Patrice Pluyette’s
« La traversée du Mozambique par temps calme » (Seuil)
Reading in 3 voices (1 writer + 2 actors)
Tue 23 June at 8pm / Duration: 45 min / Free of charge
An incredible adventure novel, pulsating throughout both in the language used and the way it has to send the word on an explorative mission.
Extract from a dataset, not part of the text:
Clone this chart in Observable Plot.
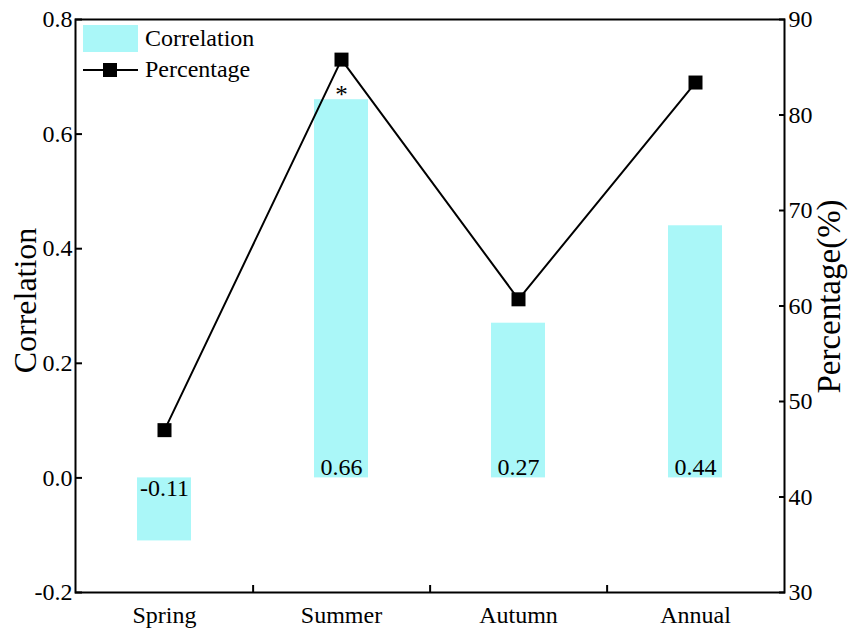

Captain Belalcazar, retired archaeologist and distant descendant of a Spanish conquistador, sails off once more towards the Peruvian jungle to look for the mysterious Inca city of Païtiti. A beautiful ship, a good crew, a carefully planned itinerary - this time it will work. Except that nothing is ever as planned. Obstacles multiply. Surprises are everywhere. All of which seems to make the writer secretly delighted.
Background
Patrice Pluyette was born in 1977 in Chevreuse. He studied literature at the Sorbonne University, graduated with a Master’s degree on Ionesco. In 2002, he swapped competitive examinations for teaching and focused on writing. In 2004, he opted to live in the Morbihan area. Following a collection of poems published in 2001, called Décidément rien (Galerie-Édition Racine), he had two novels or stories published by Maurice Nadeau - Les béquilles (2004) and Un vigile (2005) - and two novels published by Seuil: Blanche (2006) and La traversée du Mozambique par temps calme (2008).
Extract
He leaves for the Andes a few weeks later, alone and acting on impulse, in a small rowing boat. He knows absolutely nothing about great expeditions or sailing. The crossing lasts nine weeks. He is washed up a few kilometres from where he left off, unconscious, having adopted a whale calf which swims around his boat and pushes it with his tail towards the safety of the coast. One year later, he tries again, alone once more, but in a bigger boat this time. In this boat, Belalcazar gets so bored he decides to try with a crew next time. On a moonlit night, on the waters of the South Seas, under a calm sky, he pretends to throw himself in the clear waters to sink to the bottom while screaming out the name of a woman, certain that ‘Catherine’ – also the name of his late wife – is waiting for him there.